What happens when a regional theater goes fishing for talent outside its own pool

Seattle is one of the nation's best theater towns. The Bagley Wright Theatre, which the Seattle Repertory Theatre opened to enthusiastic reviews two seasons ago, is one of the best places in America to see a show. And the Seattle Rep itself, now 22 years old, is unquestionably one of the leading regional theaters. Superficially, the Seattle Rep's current production, ``Guys and Dolls,'' seems worthy of the city, the building, and the company. It is visually spectacular, musically scintillating, and crisply directed by Paul Giovanni. The entire production is as bold, bright, and subtle as a Sunday cartoon strip.

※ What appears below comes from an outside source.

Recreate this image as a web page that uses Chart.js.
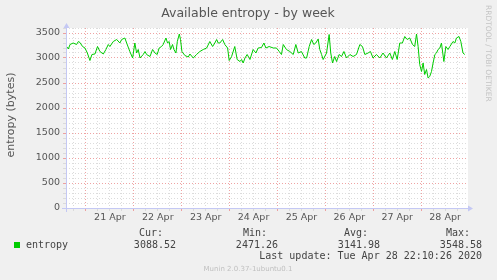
<!DOCTYPE html>
<html><head><meta charset="utf-8">
<script src="https://cdn.jsdelivr.net/npm/chart.js@4/dist/chart.umd.min.js"></script>
<style>html,body{margin:0;padding:0;background:#f0f0f0;overflow:hidden}canvas{display:block}</style>
</head><body>
<canvas id="c" width="497" height="280"></canvas>
<script>
// ---- data ----
const chartTitle = 'Available entropy - by week';
const yAxisTitle = 'entropy (bytes)';
const seriesName = 'entropy';
const dayLabels = ['21 Apr','22 Apr','23 Apr','24 Apr','25 Apr','26 Apr','27 Apr','28 Apr'];
const yTickLabels = ['0','500','1000','1500','2000','2500','3000','3500'];
// hours since 21 Apr 00:00
const sampleHours = [
 -9.7,-8.8,-8.0,-6.4,-4.7,-3.8,-3.0,-1.7,-0.5,0.7,
 2.0,3.0,4.5,5.8,7.0,8.7,10.0,11.2,12.0,13.7,
 15.4,17.0,17.9,19.5,20.4,22.0,23.4,24.5,25.4,26.2,
 27.1,28.7,29.6,30.4,32.1,33.4,34.6,35.7,36.7,37.9,
 38.7,40.1,40.9,41.7,42.4,43.4,44.1,45.1,45.8,46.8,
 47.4,48.1,49.6,51.3,52.1,53.8,55.4,57.1,58.8,60.5,
 62.1,63.5,64.6,65.5,66.3,67.1,68.5,69.6,71.0,71.8,
 73.0,74.6,75.8,77.2,78.0,78.8,
 79.7,80.8,82.2,83.8,85.2,86.3,88.0,89.2,90.2,91.8,
 93.9,95.5,96.9,98.0,98.9,100.5,102.2,103.9,105.2,106.4,
 108.0,109.7,110.6,111.9,113.1,114.2,115.2,116.4,117.2,118.1,
 118.9,120.6,121.9,122.7,123.6,124.7,125.6,126.9,128.1,129.3,
 130.6,132.3,133.9,135.6,137.3,138.6,139.8,141.4,142.6,143.9,
 145.6,147.3,148.9,150.6,152.3,153.6,154.8,156.0,157.3,158.6,
 159.8,161.0,162.3,163.7,164.8,165.7,166.5,167.3,168.2,169.0,
 169.8,170.7,171.5,172.3,173.2,174.0,174.9,175.7,176.5,177.4,
 178.2,179.4,180.4,181.5,182.4,184.0,184.9,185.7,187.0,187.9,
 189.0,189.9
];
const entropyValues = [
 3230,3180,3270,3300,3270,3330,3310,3230,3200,3100,
 2950,3070,3080,3230,3130,3080,3170,3270,3230,3330,
 3370,3300,3370,3400,3300,3130,3000,3300,3100,3170,
 3000,3070,3130,3070,3030,3170,3100,3070,3200,3230,
 3270,3400,3300,3330,3170,3270,3170,3100,3330,3480,
 3370,3130,3050,3020,3080,3000,3070,3130,3170,3200,
 3330,3230,3300,3370,3300,3300,3370,3270,3200,2950,
 3030,3230,2970,2930,2970,2900,
 3000,3070,2970,3170,3100,3200,3210,3300,3200,3230,
 3200,3200,3130,3070,3270,3170,3130,3070,3270,3100,
 3130,3000,3000,3230,3370,3270,3300,3380,3170,3070,
 2970,3100,3470,3100,2900,3030,2930,3070,3030,3130,
 3000,3070,3030,3070,3270,3230,3070,3100,3130,3000,
 3070,3000,3100,3000,3100,2970,3130,2970,3300,3300,
 3430,3370,3400,3270,3230,3480,3230,2870,2730,2900,
 2670,2770,2600,2630,2730,2900,3070,3100,3170,3200,
 3300,2930,3230,3170,3230,3330,3300,3400,3430,3330,
 3100,3070
];
const statHeaders = ['Cur:','Min:','Avg:','Max:'];
const statValues = ['3088.52','2471.26','3141.98','3548.58'];
const lastUpdate = 'Last update: Tue Apr 28 22:10:26 2020';
const footerText = 'Munin 2.0.37-1ubuntu0.1';
const sideText = 'RRDTOOL / TOBI OETIKER';

// ---- chart ----
const points = sampleHours.map((h, i) => ({x: h, y: entropyValues[i]}));
const MAJOR = 'rgba(235,140,140,0.8)';
const MINOR = 'rgba(214,214,214,0.85)';
const TXT = '#555555';

const decor = {
  id: 'decor',
  beforeDraw(chart) {
    const c = chart.ctx, a = chart.chartArea;
    c.save();
    c.fillStyle = '#f0f0f0';
    c.fillRect(0, 0, chart.width, chart.height);
    c.fillStyle = '#ffffff';
    c.fillRect(a.left, a.top, a.right - a.left, a.bottom - a.top);
    c.restore();
  },
  afterDraw(chart) {
    const c = chart.ctx, a = chart.chartArea;
    c.save();
    // axes
    c.strokeStyle = '#c4c8f4';
    c.fillStyle = '#c4c8f4';
    c.lineWidth = 1;
    c.beginPath();
    c.moveTo(a.left - 4, a.bottom + 0.5); c.lineTo(a.right + 1, a.bottom + 0.5);
    c.moveTo(a.left + 0.5, a.bottom + 4); c.lineTo(a.left + 0.5, a.top - 1);
    c.stroke();
    c.beginPath();
    c.moveTo(a.right + 5, a.bottom + 0.5); c.lineTo(a.right, a.bottom - 2.5); c.lineTo(a.right, a.bottom + 3.5); c.closePath();
    c.fill();
    c.beginPath();
    c.moveTo(a.left + 0.5, a.top - 5); c.lineTo(a.left - 2.5, a.top); c.lineTo(a.left + 3.5, a.top); c.closePath();
    c.fill();

    // title
    c.fillStyle = TXT;
    c.font = '12.5px "DejaVu Sans"';
    c.textAlign = 'center'; c.textBaseline = 'middle';
    c.fillText(chartTitle, 248, 14);

    // y title
    c.save();
    c.translate(11, 115);
    c.rotate(-Math.PI / 2);
    c.font = '11px "DejaVu Sans"';
    c.fillText(yAxisTitle, 0, 0);
    c.restore();

    // side text
    c.save();
    c.translate(488, 5);
    c.rotate(Math.PI / 2);
    c.font = '7.5px "DejaVu Sans"';
    c.fillStyle = '#c4c4c4';
    c.textAlign = 'left';
    c.fillText(sideText, 0, 0);
    c.restore();

    // legend
    c.fillStyle = '#00cc00';
    c.fillRect(14, 242, 6, 6);
    c.font = '10px "DejaVu Sans Mono"';
    c.fillStyle = '#444';
    c.textAlign = 'left';
    c.fillText(seriesName, 26, 245);
    const headRight = [163, 267, 368, 470];
    const valRight = [176, 278, 380, 482];
    c.textAlign = 'right';
    statHeaders.forEach((t, i) => c.fillText(t, headRight[i], 233));
    statValues.forEach((t, i) => c.fillText(t, valRight[i], 245));
    c.fillText(lastUpdate, 482, 256);

    // footer
    c.textAlign = 'center';
    c.font = '7px "DejaVu Sans"';
    c.fillStyle = '#c0c0c0';
    c.fillText(footerText, 248, 269);
    c.restore();
  }
};

new Chart(document.getElementById('c'), {
  type: 'line',
  data: {
    datasets: [{
      label: seriesName,
      data: points,
      borderColor: '#00cc00',
      borderWidth: 1,
      pointRadius: 0,
      tension: 0,
      fill: false
    }]
  },
  options: {
    responsive: false,
    devicePixelRatio: 1,
    animation: false,
    layout: {padding: {left: 0, right: 29, top: 28, bottom: 0}},
    plugins: {legend: {display: false}, title: {display: false}, tooltip: {enabled: false}},
    scales: {
      x: {
        type: 'linear',
        min: -10,
        max: 191.5,
        afterBuildTicks: s => {
          const t = [];
          for (let h = -6; h <= 186; h += 6) t.push({value: h});
          s.ticks = t;
        },
        afterFit: s => { s.height = 72; },
        ticks: {
          autoSkip: false, maxRotation: 0, minRotation: 0, padding: 1,
          color: TXT,
          font: {family: 'DejaVu Sans', size: 9.5},
          callback: v => ((v % 24) + 24) % 24 === 12 ? dayLabels[(v - 12) / 24] : ''
        },
        grid: {
          color: ctx => (ctx.tick && ctx.tick.value % 24 === 0) ? MAJOR : MINOR,
          tickLength: 3,
          lineWidth: 1
        },
        border: {display: false, dash: [1, 2]}
      },
      y: {
        type: 'linear',
        min: 0,
        max: 3600,
        afterBuildTicks: s => {
          const t = [];
          for (let v = 0; v <= 3600; v += 100) t.push({value: v});
          s.ticks = t;
        },
        afterFit: s => { s.width = 66; },
        ticks: {
          autoSkip: false, padding: 3,
          color: TXT,
          font: {family: 'DejaVu Sans', size: 9.5},
          callback: v => v % 500 === 0 ? yTickLabels[v / 500] : ''
        },
        grid: {
          color: ctx => (ctx.tick && ctx.tick.value % 500 === 0) ? MAJOR : MINOR,
          tickLength: 3,
          lineWidth: 1
        },
        border: {display: false, dash: [1, 2]}
      }
    }
  },
  plugins: [decor]
});
</script>
</body></html>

Given all that, there is an unfortunate aspect to the production. A great many of the characters inhabiting Giovanni's candy-colored world are pallidly acted. The performances are competent, but, as the gambler Sky Masterson might have put it, these are people who do not have any chemistry. This is what happens when any assembly of strangers, many cast out of town, are introduced at the first rehearsal.

And it happens all too often with regional theater. The Seattle Rep, located in the midst of an abundant talent pool, made the disappointing decision to cast largely from New York auditions. To get the right Hamlet or Lear, sometimes a director has to go out of town. That just isn't necessary to fill the delightful but two-dimensional role in the Jo Swerling-Abe Burrows script. [Seattle Rep producing director Peter Donnelly counters, ``That's not true. For actors, yes; but great singers are not in abundance here. We auditioned over 300 people.'']

All the Seattle Rep got for its trouble is a roomful of competent professionals with no connection whatsoever to Seattle or each other.

This is all the more unfortunate, in that the overall design and technical execution of this ``Guys and Dolls'' would stand out anywhere. Kate Edmunds's fluidly functional set, Kurt Wilhelm's entertaining late-'30s costumes, and Dawn Chiang's dramatic lighting effects and crisp blackouts are all highly effective in creating the broad-brushed ambiance that goes with Mr. Giovanni's comic-book sensibility.

His approach works very well for this tale of gamblers, gangsters, and showgirls. He clearly establishes a world of pure theatricality that does not extend beyond the final curtain; this is a low-life fantasy, as insouciantly amoral as an alley cat. Mr. Giovanni has gone back to the Damon Runyon stories from which the book for the musical was drawn, and he uses Runyon's sardonic humor as a frame around the show's musical-comedy clich'es. After all, ``Guys and Dolls'' features a sordid set of characters; a genuinely sentimental production would glorify some rather unsavory behavior.

As gambler Sky Masterson and Salvation Army sergeant Sarah Brown, veteran performers Davis Gaines and Regina O'Malley trill the Frank Loesser score nicely. But they are less competent at creating characters. As a result the production has an operatic, drop-everything-else-while-hitting-the-high-notes quality. It would be hard to fault the casting of Faith Prince as Adelaide, the showgirl who has been waiting 14 years for a wedding ring -- she's a scream in every scene. But some of the others -- Sal Mistretta (Nathan Detroit), Jerry Coyle (Nicely-Nicely Johnson), Jeffrey Dreisbach (Big Jewel), and Yusef Bulos (Arvide Abernathy) -- bring nothing individually to the show that couldn't have been found in Seattle. And collectively they lack spark.

Seattle Rep is not alone in casting its shows out of town rather than shopping around locally. Many regional theaters do the same thing, and often with considerably less appealing results. Twenty years ago, when most regional theaters were new and somewhat shaky, local actors were in short supply, and theaters were anxious to establish their legitimacy. We're long past that point now -- there are plenty of professional actors outside New York, and the regional theater movement has become a creative force in its own right. Theaters as impressive as Seattle Rep can afford to -- need to -- develop a bit more confidence in their regions.

Meanwhile, grousing aside, this ``Guys and Dolls'' is a diverting spectacle, running through May 26.